» **What you need to do**
Identify every line in the records below that contains the word "this", and reproduce each one.

» **Exercise inputs**
** Begin **
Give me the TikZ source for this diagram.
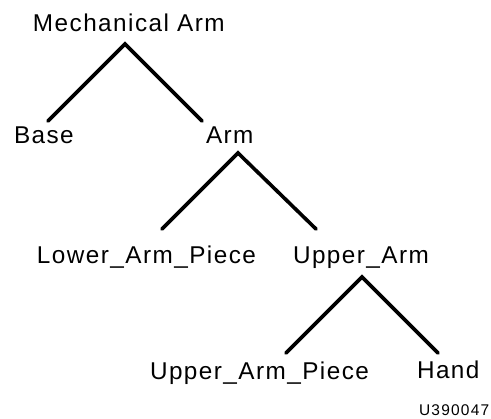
\documentclass[tikz,border=0pt]{standalone}
\usepackage{fontspec}
\setmainfont{Liberation Sans}
\begin{document}
\begin{tikzpicture}[x=1pt,y=-1pt,
  lbl/.style={anchor=base west,inner sep=0pt,outer sep=0pt,
    font=\fontsize{24.3}{27}\selectfont\addfontfeature{LetterSpace=6}},
  code/.style={anchor=base west,inner sep=0pt,outer sep=0pt,
    font=\fontsize{15.5}{18}\selectfont\addfontfeature{LetterSpace=8}},
  branch/.style={line width=3.6pt,line cap=round,line join=miter}]
\useasboundingbox (0,0) rectangle (491,419);
% nodes
\node[lbl] (root) at (33,31.7) {Mechanical Arm};
\node[lbl] (base) at (14,144) {Base};
\node[lbl] (arm) at (206,144) {Arm};
\node[lbl] (lap) at (37,263.5) {Lower\_Arm\_Piece};
\node[lbl] (ua) at (293,263.5) {Upper\_Arm};
\node[lbl] (uap) at (150,380) {Upper\_Arm\_Piece};
\node[lbl] (hand) at (417,379) {Hand};
\node[code] (id) at (419,416) {U390047};
% connector points
\coordinate (root-j) at (125,44);
\coordinate (base-t) at (48,121);
\coordinate (arm-t) at (202,121);
\coordinate (arm-j) at (238,153);
\coordinate (lap-t) at (162,229);
\coordinate (ua-t) at (316,229);
\coordinate (ua-j) at (362,277);
\coordinate (uap-t) at (286,353);
\coordinate (hand-t) at (438,353);
% connectors
\draw[branch] (base-t) -- (root-j) -- (arm-t);
\draw[branch] (lap-t) -- (arm-j) -- (ua-t);
\draw[branch] (uap-t) -- (ua-j) -- (hand-t);
\end{tikzpicture}
\end{document}
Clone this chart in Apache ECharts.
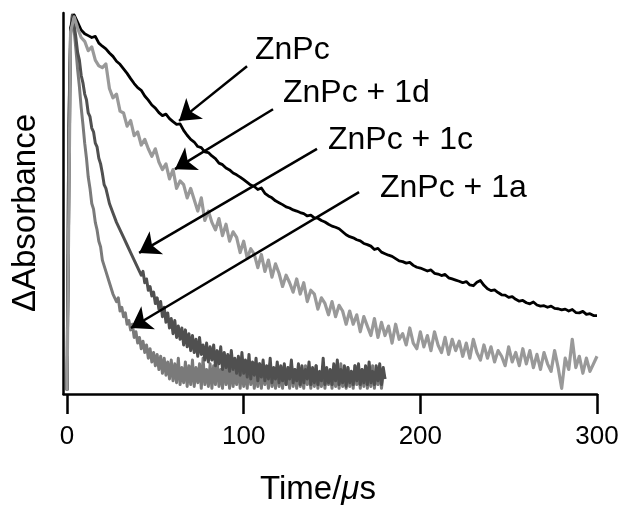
<!DOCTYPE html>
<html>
<head>
<meta charset="utf-8">
<script src="https://cdn.jsdelivr.net/npm/echarts@6/dist/echarts.min.js"></script>
<style>
  html, body { margin: 0; padding: 0; background: #fff; }
  #chart { width: 625px; height: 511px; }
</style>
</head>
<body>
<div id="chart"></div>
<script>
// sampling steps of the traces, in microseconds
const slowStep = 2
const fastStep = 1

const xTicks = [0, 100, 200, 300]

// ZnPc alone (black), 0..300 us, every 2 us
const znpc = [
  0, 96, 99.5, 97.5, 95.5, 94.5, 94, 93.5, 93.8, 92,
  91.2, 90.5, 89.4, 88.5, 87.2, 86.4, 85.2, 84, 82.6, 81.3,
  80.2, 79.5, 78, 76.9, 75.6, 74.8, 73.6, 72.8, 73.2, 72,
  71.2, 70.5, 70.6, 68.9, 67.6, 66.5, 65.8, 64.6, 64.3, 63.2,
  63, 62.1, 61.4, 60.2, 59.8, 58.9, 58.4, 57.6, 57.1, 56.5,
  55.8, 55.1, 54.4, 54, 53.2, 53.6, 52.2, 51.5, 51, 50.2,
  49.7, 49.2, 48.6, 48.3, 47.8, 47.5, 47.1, 46.8, 46.2, 46.4,
  45.7, 45.6, 45, 44.6, 44, 43.5, 43.2, 42.8, 42, 41.2,
  40.7, 40.4, 39.9, 39.6, 38.9, 38.6, 38.2, 37.3, 37.6, 36.6,
  36.2, 35.8, 35.5, 34.9, 34.3, 34.1, 33.7, 33.9, 33.1, 32.6,
  32.4, 32, 31.6, 31.9, 31, 30.8, 30.4, 30.7, 29.8, 29.5,
  29.2, 28.9, 28.5, 28.8, 27.9, 27.7, 28.6, 29.1, 27.8, 26.9,
  26.4, 26.6, 25.9, 25.3, 25.2, 24.6, 24.8, 24.1, 23.6, 23.8,
  23.2, 22.9, 23.4, 22.6, 22.3, 22.4, 22, 22.3, 21.7, 21.6,
  21.3, 21.5, 21, 21.4, 20.6, 20.5, 20.9, 20.1, 20.3, 19.8,
  19.8
]

// ZnPc + 1d (light grey), 0..300 us, every 2 us
const znpc1d = [
  0, 95, 99, 96, 93.5, 92.5, 90, 91, 87.5, 86,
  85.5, 86.5, 80, 77.5, 78.5, 74, 73.5, 70, 71.5, 67.5,
  68.5, 65, 66.5, 64, 62, 64, 60.5, 58.5, 60, 56,
  58.5, 53.5, 55.5, 54.5, 51, 53.5, 50.5, 47.5, 51, 45,
  47.5, 44.5, 42.5, 45.5, 41, 44, 39.5, 42, 40.5, 36.5,
  39.5, 35, 37.5, 36, 32.5, 36, 31.5, 34.5, 30, 33.5,
  31, 27.5, 30.5, 28.5, 26, 29.5, 25.5, 28.5, 23.5, 26.5,
  25.5, 21.5, 24.5, 23, 20, 23.5, 19.5, 22.5, 21, 17.5,
  21, 17.5, 20, 15.5, 19.5, 17, 14.5, 19, 14, 18,
  14.5, 17, 12.5, 17.5, 13.5, 15, 12, 16.5, 12.5, 11,
  15.5, 11.5, 14.5, 10.5, 15.5, 12, 10, 14, 9.5, 13.5,
  10.5, 13, 9, 12.5, 8.5, 13.5, 10, 8, 12, 8.5,
  11.5, 7.5, 10.5, 9, 6.5, 11.5, 7.5, 10, 6.5, 11,
  7, 10.5, 6, 9.5, 5.5, 10, 7, 5, 10.5, 6,
  0.5, 8.5, 5.5, 13.5, 6, 9, 4.5, 8.5, 5, 7,
  9
]

// ZnPc + 1c (dark grey), 0..180 us, every 1 us
const znpc1c = [
  0, 70, 95, 99.5, 97, 93.5, 89.5, 87.5, 83.5, 81.5,
  78.5, 77, 73.5, 72.5, 69.5, 68.5, 65.5, 64.5, 61.5, 60,
  57.5, 54.5, 53.5, 51.5, 49.5, 49, 47, 46.5, 44.5, 44,
  42.5, 42.5, 40.5, 40.5, 38.5, 38, 36.5, 37, 34.5, 35,
  32.5, 33, 30.5, 31.5, 28.5, 29.5, 26.5, 27.5, 25, 26,
  23, 24.5, 21.5, 23.5, 19.5, 22, 18, 20.5, 16.5, 19,
  15, 18.5, 14, 17, 13.5, 16.5, 12, 16, 11.5, 15,
  10.5, 14.5, 10, 13.5, 9, 14, 9.5, 12, 8, 12.5,
  7.5, 11.5, 8, 12, 6.5, 10.5, 7, 11.5, 5.5, 10,
  6, 9.5, 5, 10.5, 5.5, 8.5, 4.5, 9, 4, 10,
  4.5, 8, 3.5, 9.5, 3, 7.5, 4, 8.5, 2.5, 7,
  3.5, 8, 2.5, 6.5, 3, 8.5, 2, 6, 3, 7.5,
  2, 6.5, 2.5, 7, 1.5, 6, 3, 8, 2, 5.5,
  2.5, 7, 1.5, 6.5, 2, 5.5, 3, 7.5, 1.5, 6,
  2, 6.5, 1.5, 5, 2.5, 8.5, 1.5, 6, 2, 5.5,
  1.5, 7, 2.5, 8, 1.5, 5.5, 2, 6.5, 1, 6,
  2, 5, 1.5, 6.5, 2.5, 7, 1.5, 5.5, 2, 6.5,
  1.5, 7.5, 2, 5, 1.5, 6.5, 2.5, 7, 1.5, 6,
  3
]

// ZnPc + 1a (mid grey), 0..180 us, every 1 us
const znpc1a = [
  0, 68, 94, 99, 95.5, 90.5, 85, 80.5, 75, 70.5,
  65.5, 61.5, 56.5, 53.5, 49.5, 48, 44.5, 42.5, 39.5, 38,
  34.5, 34, 31.5, 31, 28.5, 28.5, 25.5, 26, 23.5, 24.5,
  21, 22, 19.5, 20.5, 17.5, 18.5, 16, 17.5, 14, 15.5,
  12.5, 14, 11, 13, 10, 12, 8.5, 11, 7.5, 10,
  6.5, 9.5, 5.5, 9, 4.5, 8.5, 4, 7.5, 3, 8,
  2.5, 7, 2, 8.5, 1.5, 6, 2, 7.5, 1, 6.5,
  1.5, 8, 1, 6, 2, 7, 0.5, 8.5, 1.5, 5.5,
  1, 7, 0.5, 6.5, 1.5, 8, 1, 5.5, 0.5, 7.5,
  1.5, 6, 0.5, 7, 1, 5, 1.5, 8, 0.5, 6.5,
  1, 5.5, 0.5, 7.5, 1.5, 6, 0.5, 5, 1, 7,
  0.5, 6, 1.5, 5.5, 0.5, 7, 1, 4.5, 0.5, 6.5,
  1, 5, 0.5, 6.5, 1.5, 4.5, 0.5, 7, 1, 5.5,
  0.5, 6, 1, 4.5, 0.5, 6.5, 1.5, 5, 0.5, 5.5,
  1, 6.5, 0.5, 4.5, 1, 6, 0.5, 5.5, 1.5, 4.5,
  0.5, 6, 1, 5, 0.5, 7, 1, 4.5, 0.5, 6,
  1, 5, 0.5, 6.5, 1.5, 4.5, 0.5, 5.5, 1, 6,
  0.5, 4.5, 1, 6.5, 0.5, 5, 1.5, 5.5, 0.5, 4.5,
  3
]

// arrows: label, tail [t, dA], head [t, dA]
const arrowLabels = ['ZnPc', 'ZnPc + 1d', 'ZnPc + 1c', 'ZnPc + 1a']
const arrowFrom = [[101.9, 85.9], [116.6, 74.5], [141.5, 64.0], [165.3, 52.5]]
const arrowTo = [[63.4, 71.4], [61.1, 58.6], [40.8, 36.4], [36.2, 16.5]]

const FONT = '"Liberation Sans", Arial, Helvetica, sans-serif'

const toPairs = (values, step) => values.map((v, i) => [i * step, v])

const lineSeries = (name, values, step, color, width, extra) => Object.assign({
  name,
  type: 'line',
  data: toPairs(values, step),
  showSymbol: false,
  symbol: 'none',
  silent: true,
  lineStyle: { color, width, join: 'round' },
  animation: false
}, extra || {})

const chart = echarts.init(document.getElementById('chart'), null, { renderer: 'canvas' })

const labelText = (text, x, y) => ({
  type: 'text', x, y,
  style: { text, font: '32px ' + FONT, fill: '#000', align: 'left', verticalAlign: 'middle' }
})

const option = {
  backgroundColor: '#fff',
  animation: false,
  grid: { left: 63.5, right: 28, top: 13, bottom: 117, containLabel: false, outerBoundsMode: 'none' },
  xAxis: {
    type: 'value',
    min: -2,
    max: 300,
    axisLine: { onZero: false, lineStyle: { color: '#000', width: 2.5 } },
    axisTick: { show: true, customValues: xTicks, length: 20, lineStyle: { color: '#000', width: 2.5 } },
    axisLabel: { customValues: xTicks, color: '#000', fontSize: 26, fontFamily: FONT, margin: 30 },
    splitLine: { show: false }
  },
  yAxis: {
    type: 'value',
    min: -1,
    max: 100,
    axisLine: { show: true, onZero: false, lineStyle: { color: '#000', width: 2.5 } },
    axisTick: { show: false },
    axisLabel: { show: false },
    splitLine: { show: false }
  },
  series: [
    lineSeries('ZnPc + 1a', znpc1a, fastStep, '#7a7a7a', 3),
    lineSeries('ZnPc + 1c', znpc1c, fastStep, '#505050', 3),
    lineSeries('ZnPc', znpc, slowStep, '#000000', 2.8, {
      markLine: {
        silent: true,
        animation: false,
        symbol: ['none', 'arrow'],
        symbolSize: 20,
        label: { show: false },
        lineStyle: { color: '#000', width: 2.5, type: 'solid' },
        data: arrowFrom.map((p, i) => [{ coord: p }, { coord: arrowTo[i] }])
      }
    }),
    lineSeries('ZnPc + 1d', znpc1d, slowStep, '#999999', 3.2)
  ],
  graphic: [
    labelText(arrowLabels[0], 255, 50),
    labelText(arrowLabels[1], 283, 93),
    labelText(arrowLabels[2], 328, 140),
    labelText(arrowLabels[3], 380, 188),
    {
      type: 'text', x: 318, y: 490,
      style: {
        text: '{n|Time/}{i|μ}{n|s}',
        align: 'center', verticalAlign: 'middle',
        rich: {
          n: { font: '33px ' + FONT, fill: '#000' },
          i: { font: 'italic 33px ' + FONT, fill: '#000' }
        }
      }
    },
    {
      type: 'text', x: 26, y: 213, rotation: Math.PI / 2,
      style: { text: 'ΔAbsorbance', font: '33px ' + FONT, fill: '#000', align: 'center', verticalAlign: 'middle' }
    }
  ]
}

chart.setOption(option)
</script>
</body>
</html>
** End **
» **Correct result**
Give me the TikZ source for this diagram.
Clone this chart in Apache ECharts.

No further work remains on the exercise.